Fiel à suas idéias, algumas cultivadas desde sua fundação, como fidelidade partidária, financiamento público de campanha, voto em lista, proibição de coligações em eleições legislativas etc...; com a autoridade de quem já venceu três eleições, dentro de um sistema que contém vícios, conforme já apontamos neste artigo; seguro de que não está buscando nenhum golpe como compra de votos para instituir a reeleição ou emenda marota para proibir a exibição na TV de imagens das caravanas da cidadania, que leva a assinatura de José Serra; o PT sente-se a vontade para propor uma pauta.
Ela não é excludente, procura ater-se ao essencial, mas não se recusa a debater outras propostas sinceras para ampliar a democracia. É impossível, no entanto, conciliar com ataques ao modelo proporcional para eleições legislativas.

Para superar os principais vícios do sistema eleitoral brasileiro, o PT propõe os seguintes pontos:

1) Financiamento Público de Campanha. Para baratear as campanhas e facilitar a fiscalização dos gastos pela Justiça. É ele quem pode assegurar o equilíbrio nas disputas, garantir a presença do povo na atividade política institucional e, ainda, funcionar como instrumento de combate à corrupção.

2) Fidelidade Partidária – A Justiça impôs ao arrepio da Lei uma fidelidade partidária que tem se revelada precária e passível de burla. Cabe estabelecer em Lei, de forma inequívoca, que todo mandato pertence ao partido.

3) Proibição de Coligações nas Eleições Legislativas – Elas servem para aferir a força de cada partido na sociedade. As coligações impedem que esta aferição seja feita.

4) Voto em Lista Flexível Pré-ordenada – O sistema atual é de voto em lista aberta. O eleitor pode votar num candidato ou simplesmente assinalar o número de um partido, optando assim pelo chamado voto na legenda, que é voto em lista sem ordem. Para permitir que o horário eleitoral no rádio e na TV seja um debate racional e deixe de ser a balbúrdia que é hoje e para construir um método de votação compatível com o financiamento público, o PT está disposto a discutir a adoção de um modelo de voto em lista flexível pré-ordenada. Neste sistema o eleitor pode votar apenas num candidato, mas quando votar simplesmente na lista estará aprovando a ordem apresentada pelo partido, quando além de votar lista, indicar um candidato estará propondo uma alteração na ordem, que será considerada.

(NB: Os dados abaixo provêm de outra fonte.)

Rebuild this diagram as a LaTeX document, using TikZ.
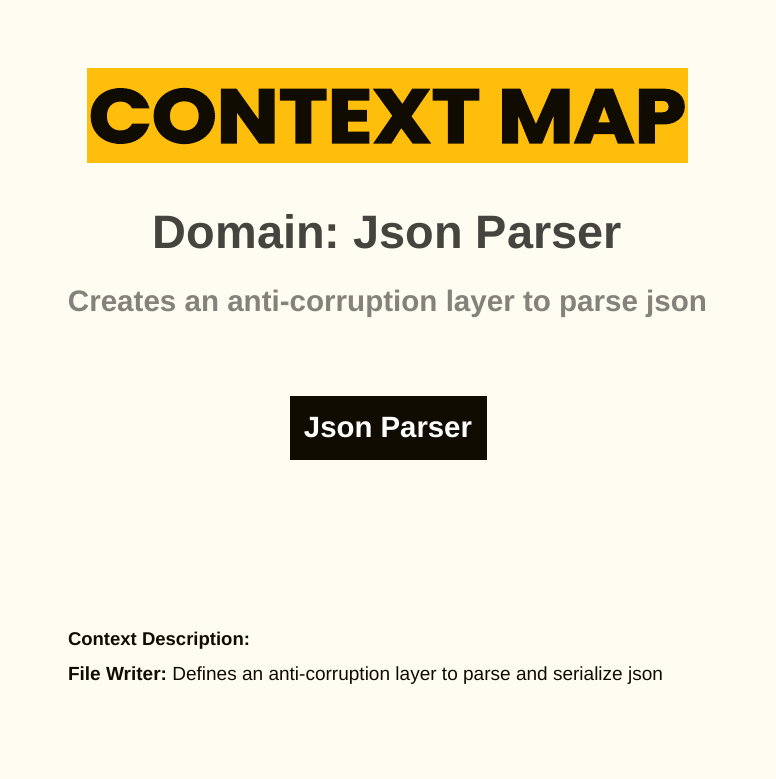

A aprovação dos pontos acima mencionados ampliaria e daria maior solidez a nossa democracia. O desafio é construir uma maioria no parlamento e na sociedade para aprovar as reformas propostas, num ambiente hostil ao debate racional e dominado por uma mídia monopólica, tradicionalmente golpista e que, por isso mesmo, sempre aposta na desqualificação da atividade política e no enfraquecimento das instituições democráticas.

(*) Assessor da Liderança do PT na Câmara Federal.